Es entonces cuando el escritor –cualquiera que sea su edad, sexo y condición– comenzará su particular descenso a los infiernos. Nadie ha entendido su obra, nadie la ha valorado. En algo se ha equivocado. Claro que dos años y tres meses y cinco días y veinte minutos son mucha equivocación. Quizá no esté dotado para la narrativa, pensará. Y se acordará de aquella frase de cuando era pequeño que le dijo su padre: no todo es voluntad, hijo mío, también es necesario el talento, esa terrible sentencia que ha matado más vocaciones literarias que la Iglesia, la Banca y las editoriales juntas.
Así que decidirá retirarse de la palestra literaria, encuadernar su obra y colocarla en una de las estanterías de su casa como homenaje póstumo al recorrido conjunto. La obra ya no es suya, ya no es de nadie, y, por supuesto, no es de la Humanidad porque la ha rechazado de plano.
Durante semanas, se paseará por la habitación de su cuarto desnudo (¡qué obsesivo!), con la mirada perdida en busca de un motivo que le haga olvidar su fracaso, de una razón para vivir.
También durante semanas tendrá pánico a bajar al portal porque el cartero de amarillo –ese dichoso cartero que nunca hace huelga– seguirá metiendo en su buzón cartas con logotipos de editoriales. Cada carta será una negativa más, una negativa absoluta a sus capacidades, que le reafirmarán en su mediocridad y que su media-orange, como quien no quiere la cosa, le dejará en el plato sopero de la mesa para facilitarle la digestión.
Para entonces nadie le preguntará por su libro porque todos sabrán que habrá fracasado, que no es escritor y que nunca lo será. A pesar de lo que digan, un escritor sólo lo es si publica –lo demás es un simulador de escritor (para entender mejor, véase el caso de los pilotos de aviación. Se puede pilotar en un simulador de vuelos, incluso es necesario para aprender, pero no se es piloto hasta que se vuela en un avión de verdad), interesante, pero no decisivo.

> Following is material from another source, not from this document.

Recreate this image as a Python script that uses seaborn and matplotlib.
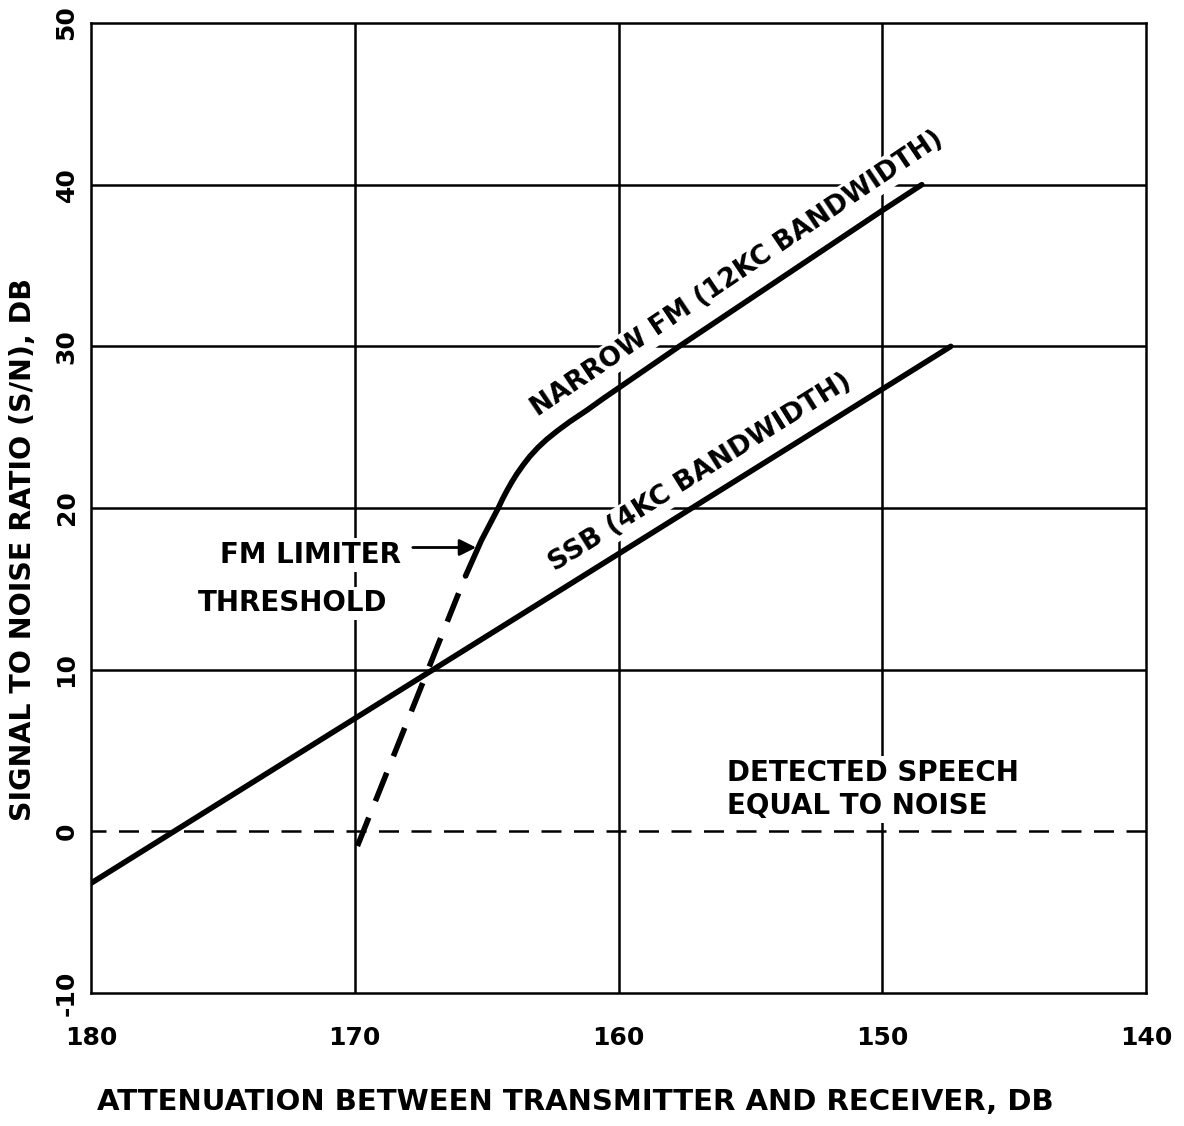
import matplotlib
matplotlib.use("Agg")
import matplotlib.pyplot as plt
import seaborn as sns
import pandas as pd

# Attenuation between transmitter and receiver (dB) vs. signal-to-noise ratio (dB)
ssb_atten = [180.0, 147.4]
ssb_snr = [-3.2, 30.0]

fm_solid_atten = [165.8, 165.2, 164.56, 164.40, 164.24, 164.05, 163.86, 163.60,
                  163.36, 163.05, 162.72, 162.30, 161.84, 161.2, 160.6, 157.7,
                  150.0, 148.5]
fm_solid_snr = [15.8, 18.0, 20.0, 20.55, 21.05, 21.6, 22.1, 22.7,
                23.2, 23.75, 24.25, 24.8, 25.35, 26.05, 26.75, 30.0,
                38.4, 40.0]

fm_dashed_atten = [169.9, 165.8]
fm_dashed_snr = [-0.9, 15.8]

speech_noise_atten = [180.0, 140.0]
speech_noise_snr = [0.0, 0.0]

x_ticks = [180, 170, 160, 150, 140]
y_ticks = [-10, 0, 10, 20, 30, 40, 50]

sns.set_theme(style="white")
plt.rcParams["font.family"] = ["DejaVu Sans"]
plt.rcParams["text.color"] = "black"
plt.rcParams["axes.labelcolor"] = "black"
plt.rcParams["xtick.color"] = "black"
plt.rcParams["ytick.color"] = "black"
plt.rcParams["font.weight"] = "bold"

fig = plt.figure(figsize=(11.84, 11.26), dpi=100)
ax = fig.add_axes([0.0769, 0.118, 0.8910, 0.8616])

ax.set_xlim(180, 140)
ax.set_ylim(-10, 50)

# grid lines (the 0 dB line is drawn dashed separately)
for xv in [170, 160, 150]:
    ax.axvline(xv, color="black", lw=1.8, zorder=1)
for yv in [10, 20, 30, 40]:
    ax.axhline(yv, color="black", lw=1.8, zorder=1)

df_zero = pd.DataFrame({"atten": speech_noise_atten, "snr": speech_noise_snr})
sns.lineplot(data=df_zero, x="atten", y="snr", ax=ax, color="black", lw=1.8,
             linestyle=(0, (8, 5)), zorder=2)

df_ssb = pd.DataFrame({"atten": ssb_atten, "snr": ssb_snr})
sns.lineplot(data=df_ssb, x="atten", y="snr", ax=ax, color="black", lw=4.0,
             zorder=4, sort=False)

df_fm = pd.DataFrame({"atten": fm_solid_atten, "snr": fm_solid_snr})
sns.lineplot(data=df_fm, x="atten", y="snr", ax=ax, color="black", lw=4.0,
             zorder=4, sort=False)

df_fmd = pd.DataFrame({"atten": fm_dashed_atten, "snr": fm_dashed_snr})
sns.lineplot(data=df_fmd, x="atten", y="snr", ax=ax, color="black", lw=4.0,
             linestyle=(0, (5.5, 3.2)), zorder=4, sort=False)

for s in ax.spines.values():
    s.set_color("black")
    s.set_linewidth(1.8)
    s.set_visible(True)

ax.set_xticks(x_ticks)
ax.set_xticklabels([str(v) for v in x_ticks], fontsize=18, fontweight="bold")
ax.set_yticks(y_ticks)
ax.set_yticklabels([str(v) for v in y_ticks], fontsize=18, fontweight="bold",
                   rotation=90, va="center")
ax.tick_params(axis="x", length=0, pad=24)
ax.tick_params(axis="y", length=0, pad=9)

ax.set_xlabel("ATTENUATION BETWEEN TRANSMITTER AND RECEIVER, DB", fontsize=21,
              fontweight="bold")
ax.xaxis.set_label_coords(0.459, -0.098)
ax.set_ylabel("SIGNAL TO NOISE RATIO (S/N), DB", fontsize=20.5, fontweight="bold")
ax.yaxis.set_label_coords(-0.051, 0.457)

box = dict(facecolor="white", edgecolor="none", pad=2)

ax.text(155.5, 34.5, "NARROW FM (12KC BANDWIDTH)", fontsize=19,
        fontweight="bold", rotation=34, rotation_mode="anchor",
        ha="center", va="center", bbox=box, zorder=3)
ax.text(156.9, 22.2, "SSB (4KC BANDWIDTH)", fontsize=19.5, fontweight="bold",
        rotation=32, rotation_mode="anchor", ha="center", va="center",
        bbox=box, zorder=3)

ax.text(175.1, 17.1, "FM LIMITER", fontsize=20, fontweight="bold",
        ha="left", va="center", bbox=box, zorder=3)
ax.text(175.94, 14.1, "THRESHOLD", fontsize=20, fontweight="bold",
        ha="left", va="center", bbox=box, zorder=3)
ax.annotate("", xy=(165.4, 17.56), xytext=(167.8, 17.56),
            arrowprops=dict(arrowstyle="-|>", lw=2.0, color="black",
                            mutation_scale=25, shrinkA=0, shrinkB=0),
            zorder=5)

ax.text(155.89, 3.6, "DETECTED SPEECH", fontsize=20, fontweight="bold",
        ha="left", va="center", bbox=box, zorder=3)
ax.text(155.89, 1.55, "EQUAL TO NOISE", fontsize=20, fontweight="bold",
        ha="left", va="center", bbox=box, zorder=3)

fig.savefig("out.png", dpi=100)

En esos momentos de descenso a los infiernos, su pareja se alegrará del fracaso ya que habrá vuelto a atenderle en la cama (de hecho mejorará como amante e incluso le sorprenderá con un par de trucos literarios utilizados con la idea); su familia se pondrá contenta porque volverá a convertirse un ser vulgar como los demás y dejará de dar la lata con sus estúpidas historias; sus amigos se felicitarán, ya que regresará al grupo incluso con un puntito mayor de alcoholemia; sus compañeros de trabajo se abrazarán satisfechos porque dejará de corregirles sus escritos todo el rato y de lanzar citas pasadas de moda; y sus hipotéticos colegas literarios brindarán con champagne, pues la gloria es una tarta escasa y no hay sitio para todos.